5. Firstly, it is said that the judge was wrong to focus upon whether the sponsor had "sole responsibility" for the appellants' upbringing given that their father is also resident in the United Kingdom and has been for some 15 years. Whilst there is some force in this criticism insofar as it relates to the technicalities of the Immigration Rules, the reality is that the level of the sponsor's responsibility for her children's upbringing was highly relevant to the Tribunal's assessment of their case under Article 8. The error was thus one of form rather than of substance. I therefore conclude that it was immaterial to the outcome of the appeal.
6. Secondly, it is said that in assessing the question of whether there were (for the purposes of the Immigration Rules) "serious and compelling circumstances" rendering the appellants' exclusion from the UK "undesirable", the judge failed to have regard to the sponsor's claim that their current carers were planning to emigrate from Jamaica to the USA on a date in September 2017; that is to say, about two months after the date of the hearing. There is also force in this argument. However, given that meeting the requirements of the Immigration Rules is not generally determinative of an appeal brought on grounds under Article 8, I propose to consider this within the context of whether the judge's error in restricting the scope of the circumstances to which he was entitled to have regard warrants the setting aside of his decision.
7. I therefore return to the undoubted error of law concerning the relevant date for determining the facts of the appeal. In considering the materiality of that error, I note that Mr Waithe was unable to identify any particular facts or circumstances arising after the date upon which the applications had been refused that weighed in favour of admitting the appellants to the United Kingdom. That may be because there does not appear to have been any. Indeed, the changes in the appellants' circumstances since the decision seem to me to weigh even more heavily against admitting them to the UK than those that were appertaining at the date of the respondent's decision. The appellants were aged 17 years and 15 years on the date their applications were refused, whereas at the date of the hearing they had attained the ages of 19 years and 17 years respectively. They had moreover spent a further two years residing in the country where they were born and had spent the entirety of their lives. By the date of the hearing, it was thus at least questionable whether they would continue to require full-time carers following the departure of their parental uncle and his wife for the USA some two months' later. The changes in the appellants' circumstances thus fortified, rather than undermined, the reasons given by the judge at paragraph 36.4(ii) of his decision for concluding that it was in the best interests of the appellants to remain in Jamaica.

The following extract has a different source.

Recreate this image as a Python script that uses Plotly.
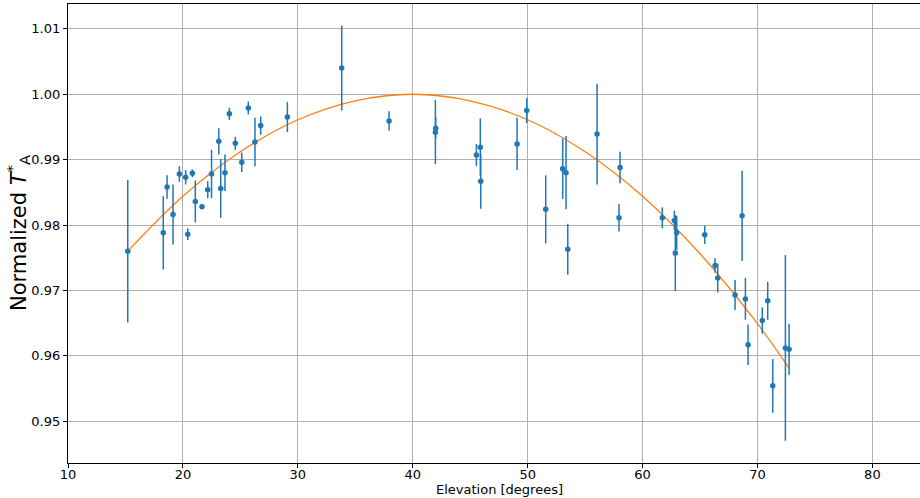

Moreover, if and to the extent that the appellants continued to require parental care at the date of the hearing, there was no evidential basis upon which the judge could have concluded that there would be very significant obstacles to the sponsor providing such care by joining her children in Jamaica.
8. I therefore conclude that whilst the First-tier Tribunal undoubtedly made an error of law, it was not such as to warrant the exercise of discretion in favour of setting aside its decision.
Notice of Decision
9. The appeal is dismissed.
Direction Regarding Anonymity - Rule 14 of the Tribunal Procedure (Upper Tribunal) Rules 2008. Unless and until a Tribunal or court directs otherwise, the appellant is granted anonymity. No report of these proceedings shall directly or indirectly identify him or any member of their family. This direction applies both to the appellant and to the respondent. Failure to comply with this direction could lead to contempt of court proceedings.


Judge Kelly Date: 17th January 2018.